Pourtant, ô ma patrie, ô terre des montagnes
Et des bleus lacs dormant sur leur lit de gravier,
Nulle fée autrefois errant dans tes campagnes,
Nul esprit se cachant à l’angle du foyer,
Nul de ceux dont le cœur a compris ton langage,
Ou dont l’œil a percé ton voile de nuage,
Ne t’aima plus que moi, terre libre et sauvage,
Mais où ne croît pas le laurier.

J’ai vu quelques rameaux de l’arbre de la gloire,
Poussant avec vigueur leurs jets aventureux,
Se pencher, il est vrai, sur l’onde sans mémoire
De ce Léman vaudois que domine Montreux.
Mais un souffle inconnu rassemblait les tempêtes :
D’Arvel et de Jaman l’éclair rasa les crêtes,
Les lauriers tristement inclinèrent leurs têtes,
Et le beau lac pleura sur eux[1].

Et en effet, dans ce frais bassin du Léman si couronné de splendeur par la nature, il n’y a pas telle chose que la gloire, et la plante de poésie, même venue en pleine terre, a partout besoin de ce soleil un peu factice, sans lequel son fruit mûrit, mais ne se dore pas complètement.
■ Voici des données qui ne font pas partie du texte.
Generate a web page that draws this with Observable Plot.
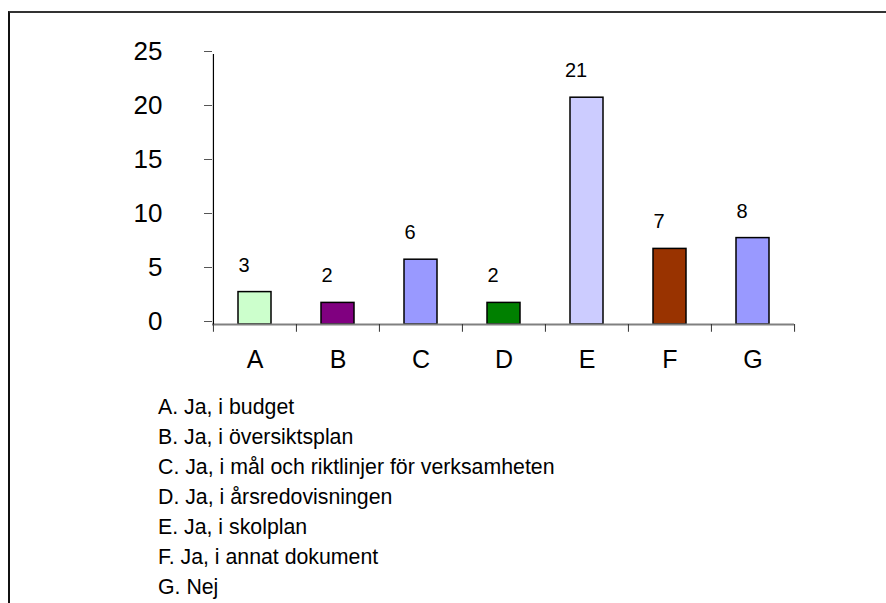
<!DOCTYPE html>
<html>
<head>
<meta charset="utf-8">
<script src="https://cdn.jsdelivr.net/npm/d3@7"></script>
<script src="https://cdn.jsdelivr.net/npm/@observablehq/plot@0.6"></script>
<style>
  html, body { margin: 0; padding: 0; background: #fff; }
  #wrap { position: relative; width: 886px; height: 603px; overflow: hidden; font-family: "Liberation Sans", Arial, sans-serif; }
  #frame { position: absolute; left: 8px; top: 11px; width: 900px; height: 620px; border-top: 2px solid #333; border-left: 2px solid #111; }
  #chart { position: absolute; left: 0; top: 0; }
  #legend { position: absolute; left: 158px; top: 392px; font-size: 21.3px; line-height: 30px; color: #000; white-space: nowrap; }
</style>
</head>
<body>
<div id="wrap">
  <div id="frame"></div>
  <div id="chart"></div>
  <div id="legend"></div>
</div>
<script>
const categories = ["A", "B", "C", "D", "E", "F", "G"];
const values = [3, 2, 6, 2, 21, 7, 8];
const barColors = ["#CCFFCC", "#800080", "#9999FF", "#008000", "#CCCCFF", "#993300", "#9999FF"];
const yTicks = [0, 5, 10, 15, 20, 25];
const legendLabels = [
  "A. Ja, i budget",
  "B. Ja, i översiktsplan",
  "C. Ja, i mål och riktlinjer för verksamheten",
  "D. Ja, i årsredovisningen",
  "E. Ja, i skolplan",
  "F. Ja, i annat dokument",
  "G. Nej"
];

const data = categories.map((c, i) => ({cat: c, value: values[i], color: barColors[i]}));

const W = 886, H = 390, mL = 212, mR = 92;
const bw = (W - mL - mR) / categories.length;

const chart = Plot.plot({
  width: W,
  height: H,
  marginTop: 54,
  marginBottom: 66,
  marginLeft: mL,
  marginRight: mR,
  style: {fontFamily: "'Liberation Sans', Arial, sans-serif", background: "transparent", color: "#000"},
  x: {domain: categories, padding: 0},
  y: {domain: [0, 25]},
  marks: [
    Plot.barY(data, {x: "cat", y: "value", fill: "color", stroke: "#000", strokeWidth: 1.5, insetLeft: 25, insetRight: 25}),
    Plot.ruleY([0], {stroke: "#808080", strokeWidth: 2}),
    Plot.ruleX([categories[0]], {x: d => d, y1: 0, y2: 25, dx: -bw / 2, stroke: "#000", strokeWidth: 1.2}),
    Plot.ruleX(categories, {x: d => d, y1: 0, y2: -0.72, dx: -bw / 2, stroke: "#333"}),
    Plot.ruleX([categories[categories.length - 1]], {x: d => d, y1: 0, y2: -0.72, dx: bw / 2, stroke: "#333"}),
    Plot.axisY({ticks: yTicks, tickSize: 8, tickPadding: 42, fontSize: 26, dy: -3, label: null, stroke: "#555"}),
    Plot.axisX({tickSize: 0, tickPadding: 26, fontSize: 25, label: null}),
    Plot.text(data, {x: "cat", y: "value", text: d => String(d.value), dy: -27, dx: -11, fontSize: 20, fill: "#000"})
  ]
});
document.getElementById("chart").appendChild(chart);

const legend = document.getElementById("legend");
legendLabels.forEach(t => {
  const div = document.createElement("div");
  div.textContent = t;
  legend.appendChild(div);
});
</script>
</body>
</html>
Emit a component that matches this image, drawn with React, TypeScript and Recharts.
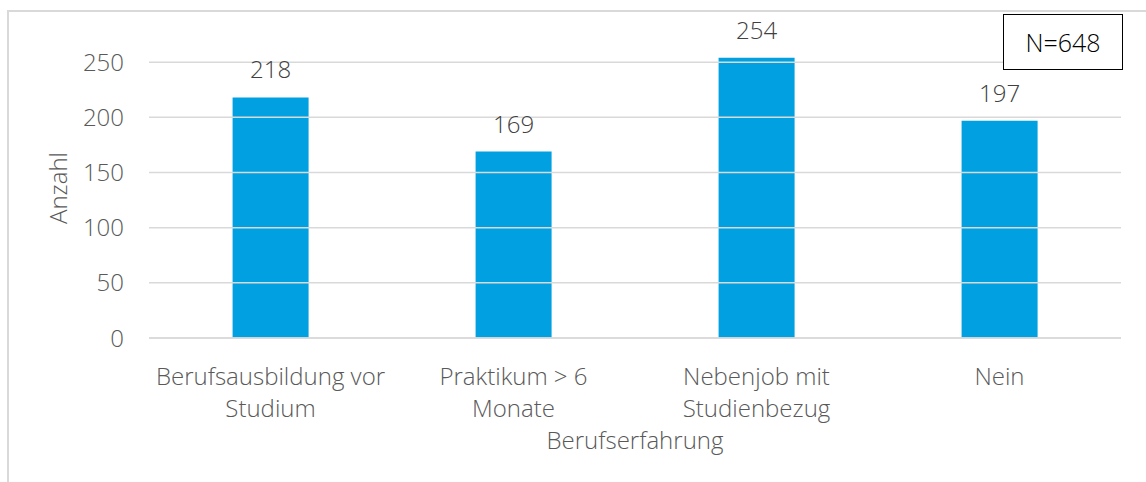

Pour nous en tenir à Genève toutefois, le plus considérable des trois petits états, et sous le nom duquel, dans nos à-peu-près d’ici, nous nous obstinons à confondre tous les autres, la difficulté, ce semble, est moindre ; véritable lieu de rendez-vous et de passage européen, il y a là naturellement théâtre à célébrité. Et puis si Genève est un petit état, c’est une grande cité, et, comme l’a dit avec orgueil l’excellent Senebier dans l’Histoire littéraire qu’il en a écrite, c’est une des écoles lumineuses de la terre. Qu’on parcoure les trois volumes de cette histoire qui ne va pas au-delà de 1786 et qui néglige ainsi les dernières années si remplies du dix-huitième siècle, que de noms illustres et vénérés s’y rencontrent ! Théologie, droit public, sciences, philosophie et philologie, morale, toutes ces branches sont admirablement représentées et portent des fruits comme dispropor-

  1. Dans le recueil des Deux Voix, par Juste et Caroline Olivier.